There was a heavy price to pay. Alex Ferguson, United’s manager erupted in Wilkie’s dressing room, shouting, “It’s all your blanking fault! If you’d done your blanking job, this wouldn’t have happened!” Alas, it had, and the sequel was punitive. A long suspension — extended by an FA tribunal and a fine from Manchester United. An initial sentence of two weeks in gaol from a magistrates’ court later on appeal commuted to 120 days community service which Cantona happily performed, coaching young children in the Manchester area.

Famously or infamously, outside the court house after his appeal, besieged by journalists, Cantona made the enigmatic and in fact as he later admitted himself, meaningless statement, “When the seagulls follow a trawler, it’s because they think sardines will be thrown into the sea. Thank you very much!” Later he’d admit, “I just said that. It was nothing, it did not mean anything.” But the words would resound.

He was already a salient talent at 14, but local club Marseille decided he was too slow. He and his family lived just above and outside the city in a house his Sardinian grandfather had built. His grandmother was Catalan. The logical move would have been along the coast to Nice, rising high, but when they tried to make him pay for a club shirt he turned his back on them and moved as a 15-year-old 600 miles to Auxerre. Under the shrewd wily aegis of Guy Roux, who’d brought the club in that little town all the way up from amateur soccer to the top division. There Cantona would flourish and attain the national team. And there he would once butt international ’keeper Martini in the eye when he refused to help clear the snow from the pitch. Eventually, however, he was too big for Auxerre and at last was persuaded by Marseille’s flamboyant President Bernard Tapie to join the club which had once turned him down. “When I was a little boy,” he once said, “what made me dream was (Marseille’s) Stade Velodrome.”

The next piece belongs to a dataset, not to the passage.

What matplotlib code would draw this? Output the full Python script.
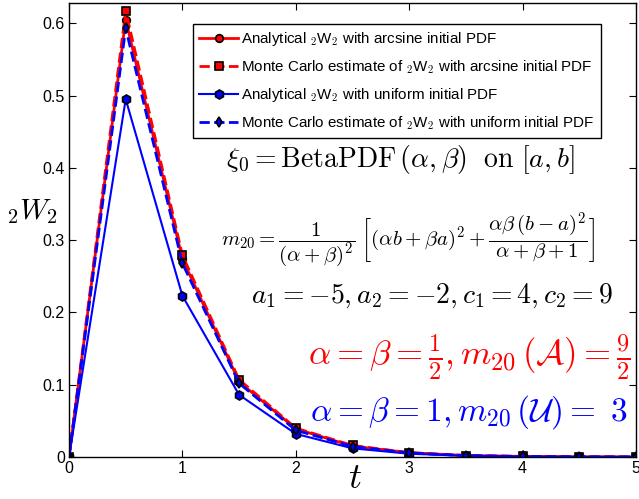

But in Auclair’s words, “The fantasies he had entertained were shown to be mere daydreams.” Left out of the France team for a mere friendly by the manager Henri Michel, he responded with an attack on Michel so intemperate that he was banned from the national side for 10 months. But the balloon went up again in January 1989 during a fund raising match in Sedan against Torpedo Moscow and he’d be on his way again; this time to Bordeaux. His next loan was to unfashionable Montpellier whom he eventually inspired but he had to return to Marseille; where once he scored from 50 yards.

Recovering from torn ligaments, result of a violent tackle from behind, Eric, when back again, fell out not only with Tapie, whom he despised, but with the veteran Belgian coach Raymond Goethals, who dropped him. Next came modest Nimes where his old friend Mezy was in charge.

Which ended when, sent off and given a four-match suspension by the disciplinary committee, he called each man on it an idiot and walked out. Consequent suspension meant he had to look abroad. Japan didn’t pan out, Sheffield Wednesday’s manager Trevor Francis had him and let him slip away: to Yorkshire’s Leeds United and a some what dour coach in Howard Wilkinson.

In that first season Eric materially helped Leeds win the Championship; some of his goals were spectacular. But it was perhaps too good to last. Cantona and Wilkinson fell out, Cantona’s form diminished, he lost his regular place. In November 1992 he was sold to Manchester United for a derisory £1.2 million.

There, however, he formed a warm relationship with manager Alex Ferguson and would express the whole range of his tremendous talents. There would inevitably be moments both of brilliance and brutality — one recalls a shocking foul at Swindon on John Moncur — but overall brilliance prevailed. He’s retired, venerated at Old Trafford, in May 1997. To pursue his genuine artistic interests outside soccer; actor, painter, theatrical producer.